Vehicular Ad Hoc NETwork (VANET) is an important application for Delay Tolerant Network (DTN). In this network, the mobile node itself serves as a communication node to build the network, storing, carrying, and forwarding information from the source node to the destination node to solve frequent disconnection between ends to ends. Since this kind of network does not depend on infrastructure and is easy to deploy on vehicles, it is helpful for the vehicle to vehicle (V2V) communication in the construction of Smart City.

However, previous routing algorithms in DTNs are mostly limited to historically topological information. This kind of information is not suitable for VANET since it is difficult to predict network when nodes are moving in high speed. This shortcoming results in difficulty in prediction of suitability of relay nodes, which affects performances in delivery probability and average latency.

At the same time, energy issues have always been the key to transportation and vehicle communications. An excellent energy policy can not only help reduce the weight of cars, but also make up for the lack of battery life for electric vehicles. As governments have begun to promote the construction of smart cities, the popularity of electric vehicles has made it easier for more vehicles to access VANET. Therefore, for the selection of relay nodes, the measurement of energy level is necessary.

Over literatures, this project proposes an enhanced routing algorithm in DTN based on geographically topological information, and makes the following improvements in VANET and energy constraints parts: Firstly, design a geographical metric based on real time location data, which enables vehicles to accurately select relay nodes even they are in high speed.
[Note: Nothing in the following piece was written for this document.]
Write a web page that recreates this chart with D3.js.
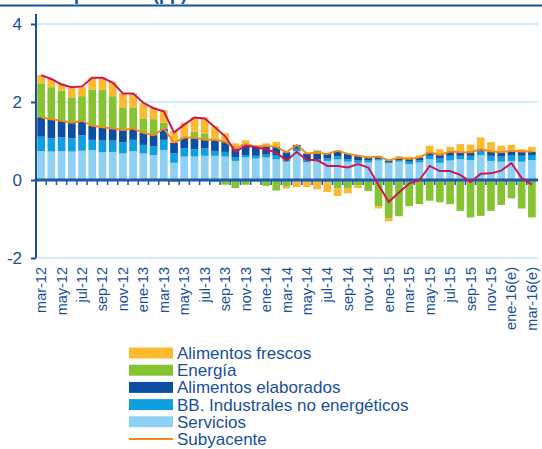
<!DOCTYPE html>
<html><head><meta charset="utf-8">
<script src="https://cdn.jsdelivr.net/npm/d3@7"></script>
<style>
html,body{margin:0;padding:0;background:#fff;}
svg{display:block;}
</style></head>
<body>
<svg id="chart" width="542" height="449"></svg>
<script>
const categories = ["mar-12","abr-12","may-12","jun-12","jul-12","ago-12","sep-12","oct-12","nov-12","dic-12",
"ene-13","feb-13","mar-13","abr-13","may-13","jun-13","jul-13","ago-13","sep-13","oct-13","nov-13","dic-13",
"ene-14","feb-14","mar-14","abr-14","may-14","jun-14","jul-14","ago-14","sep-14","oct-14","nov-14","dic-14",
"ene-15","feb-15","mar-15","abr-15","may-15","jun-15","jul-15","ago-15","sep-15","oct-15","nov-15","dic-15",
"ene-16(e)","feb-16(e)","mar-16(e)"];
const tickLabels = ["mar-12","may-12","jul-12","sep-12","nov-12","ene-13","mar-13","may-13","jul-13","sep-13","nov-13",
"ene-14","mar-14","may-14","jul-14","sep-14","nov-14","ene-15","mar-15","may-15","jul-15","sep-15","nov-15","ene-16(e)","mar-16(e)"];
const yTicks = [-2, 0, 2, 4];

const servicios = [.74,.73,.74,.73,.75,.77,.71,.72,.68,.74,
 .68,.64,.77,.44,.60,.60,.62,.62,.60,.49,.58,.55,
 .58,.53,.47,.74,.46,.47,.49,.53,.47,.44,.45,.50,
 .43,.47,.41,.45,.53,.44,.50,.53,.51,.64,.49,.47,
 .49,.47,.51];
const bbIndustriales = [.37,.34,.35,.34,.40,.26,.30,.29,.29,.29,
 .22,.23,.26,.24,.21,.19,.19,.12,.12,.10,.06,.07,
 .07,.11,.06,.06,.06,.06,.06,.08,.07,.06,.05,.03,
 .02,.03,.06,.05,.09,.11,.12,.09,.11,.09,.13,.13,
 .15,.15,.13];
const alimElaborados = [.50,.49,.43,.40,.37,.36,.34,.31,.31,.29,
 .31,.28,.29,.28,.28,.28,.23,.29,.26,.22,.28,.23,
 .23,.21,.18,.10,.16,.17,.12,.14,.13,.12,.08,.07,
 .05,.07,.07,.08,.09,.09,.11,.09,.09,.06,.11,.11,
 .11,.11,.09];
const energia = [.87,.82,.77,.65,.63,.93,.96,.83,.58,.54,
 .37,.41,.15,-.05,-.03,.17,.14,-.05,-.12,-.21,-.12,-.05,
 -.15,-.27,-.17,-.03,.01,.06,-.06,-.21,-.21,-.14,-.28,-.67,
 -.98,-.93,-.67,-.62,-.53,-.57,-.62,-.79,-.96,-.92,-.79,-.64,
 -.47,-.73,-.96];
const alimFrescos = [.21,.21,.19,.25,.24,.31,.32,.37,.36,.36,
 .39,.30,.32,.30,.38,.37,.42,.35,.22,.13,.10,.04,
 .06,.13,-.05,-.15,-.18,-.24,-.25,-.20,-.13,-.07,.02,-.06,
 -.08,.04,.06,.05,.17,.15,.12,.21,.20,.30,.24,.17,
 .15,.06,.12];
const subyacente = [1.61,1.56,1.52,1.47,1.52,1.39,1.35,1.32,1.28,1.32,
 1.21,1.15,1.32,0.96,1.09,1.09,1.03,1.03,0.98,0.81,0.92,0.85,
 0.88,0.85,0.71,0.90,0.68,0.70,0.67,0.75,0.67,0.62,0.58,0.60,
 0.50,0.57,0.54,0.58,0.71,0.64,0.73,0.71,0.71,0.79,0.73,0.71,
 0.75,0.73,0.73];
const ipcGeneral = [2.69,2.59,2.45,2.38,2.40,2.62,2.62,2.50,2.22,2.22,
 1.98,1.84,1.76,1.22,1.42,1.60,1.58,1.35,1.12,0.72,0.88,0.84,
 0.79,0.70,0.50,0.72,0.51,0.51,0.36,0.36,0.32,0.41,0.32,-0.13,
 -0.56,-0.32,-0.09,0.00,0.36,0.23,0.23,0.13,-0.05,0.16,0.17,0.24,
 0.43,0.05,-0.12];

const seriesNames = ["Servicios","BB. Industrales no energéticos","Alimentos elaborados","Energía","Alimentos frescos"];
const seriesColors = ["#8fd1f2","#109ee0","#0c4ea2","#86c332","#fdb92f"];
const legendNames = ["Alimentos frescos","Energía","Alimentos elaborados","BB. Industrales no energéticos","Servicios","Subyacente"];
const legendColors = ["#fdb92f","#86c332","#0c4ea2","#109ee0","#8fd1f2","#f28a1d"];
const titleText = "Descomposición (pp)";

const dark = "#1a4f9c";
const svg = d3.select("#chart");

const rows = categories.map((c,i)=>({cat:c, s0:servicios[i], s1:bbIndustriales[i], s2:alimElaborados[i], s3:energia[i], s4:alimFrescos[i]}));
const keys = ["s0","s1","s2","s3","s4"];
const stack = d3.stack().keys(keys).offset(d3.stackOffsetDiverging)(rows);

const x = d3.scaleBand().domain(categories).range([36, 537]).paddingInner(0.25).paddingOuter(0.125);
const y = d3.scaleLinear().domain([-2, 4]).range([258, 24]);

// title (cut at top, as in the reference) and top rule
svg.append("text").attr("x", 4).attr("y", 0).attr("font-family","Liberation Sans, Arial, sans-serif")
  .attr("font-size", 18).attr("font-weight","bold").attr("fill", dark).text(titleText);
svg.append("line").attr("x1",0).attr("x2",542).attr("y1",5.5).attr("y2",5.5).attr("stroke","#1553a3").attr("stroke-width",2.2);

// gridlines
svg.append("g").selectAll("line").data(yTicks.filter(d=>d!==0)).join("line")
  .attr("x1", 36).attr("x2", 538).attr("y1", d=>y(d)).attr("y2", d=>y(d))
  .attr("stroke", "#d3ecf8").attr("stroke-width", 2);

// bars
svg.append("g").selectAll("g").data(stack).join("g")
  .attr("fill", (d,i)=>seriesColors[i])
  .selectAll("rect").data(d=>d).join("rect")
  .attr("x", d=>x(d.data.cat)).attr("width", x.bandwidth())
  .attr("y", d=>y(Math.max(d[0],d[1])))
  .attr("height", d=>Math.abs(y(d[0])-y(d[1])));

// zero axis with ticks
const zeroY = y(0);
svg.append("line").attr("x1",36).attr("x2",538).attr("y1",zeroY).attr("y2",zeroY).attr("stroke","#1d5aa8").attr("stroke-width",3);
const step = x.step();
svg.append("g").selectAll("line").data(categories.slice(1)).join("line")
  .attr("x1", d=>x(d) - (step - x.bandwidth())/2).attr("x2", d=>x(d) - (step - x.bandwidth())/2)
  .attr("y1", zeroY).attr("y2", zeroY+5).attr("stroke","#1d5aa8").attr("stroke-width",1.5);

// lines
const lineGen = d3.line().x((d,i)=>x(categories[i]) + x.bandwidth()/2).y(d=>y(d));
svg.append("path").datum(subyacente).attr("d", lineGen).attr("fill","none").attr("stroke","#f28a1d").attr("stroke-width",2);
svg.append("path").datum(ipcGeneral).attr("d", lineGen).attr("fill","none").attr("stroke","#c9175a").attr("stroke-width",2);

// y axis
const yAxis = svg.append("g").attr("transform","translate(36,0)")
  .call(d3.axisLeft(y).tickValues(yTicks).tickSize(5).tickPadding(9).tickFormat(d=>String(d)));
yAxis.select(".domain").attr("d", `M0,14V${y(-2)}`).attr("stroke", dark).attr("stroke-width", 2);
yAxis.selectAll(".tick line").attr("stroke", dark).attr("stroke-width", 2);
yAxis.selectAll(".tick text").attr("fill", dark).attr("font-size", 17).attr("font-family","Liberation Sans, Arial, sans-serif");

// x labels
svg.append("g").selectAll("text").data(tickLabels).join("text")
  .attr("transform", d=>`translate(${x(d)+x.bandwidth()/2+5},267) rotate(-90)`)
  .attr("text-anchor","end").attr("font-size",14.5).attr("font-family","Liberation Sans, Arial, sans-serif")
  .attr("fill", dark).text(d=>d);

// legend
const lg = svg.append("g");
legendNames.forEach((n,i)=>{
  const cy = 353 + i*17.2;
  if (i < 5) {
    lg.append("rect").attr("x",129).attr("y",cy-5.5).attr("width",44).attr("height",11).attr("fill",legendColors[i]);
  } else {
    lg.append("line").attr("x1",129).attr("x2",173).attr("y1",cy).attr("y2",cy).attr("stroke",legendColors[i]).attr("stroke-width",2);
  }
  lg.append("text").attr("x",177).attr("y",cy+6).attr("font-size",17).attr("font-family","Liberation Sans, Arial, sans-serif")
    .attr("fill", dark).text(n);
});
</script>
</body></html>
Next, define energy consumption behaviors during vehicle communications, and apply energy policy to ensure the energy balance in the system when the remaining energy level is low. Then, use binary spray mode to maximize delivery probability, and strictly control the number of replicated messages in the network based on the value of geographical metric and energy level of each node. Finally, build a priority queue for messages in the buffer to ensure the order of message transmission within the limited connection time.

After designing the enhanced geographical routing protocol in vehicular delay tolerant network, the algorithm was also implemented on the Opportunistic Networking Environment (ONE) simulator. Then, a performance evaluation system for routing protocols was established based on simulation experiment results. At last, compared with the four basic routing algorithms Direct Delivery Router, First Contact Router, Epidemic Router and Prophet Router, the enhanced algorithm developed in this project has improvements in delivery probability, overhead ratio, average latency and average energy level aspects.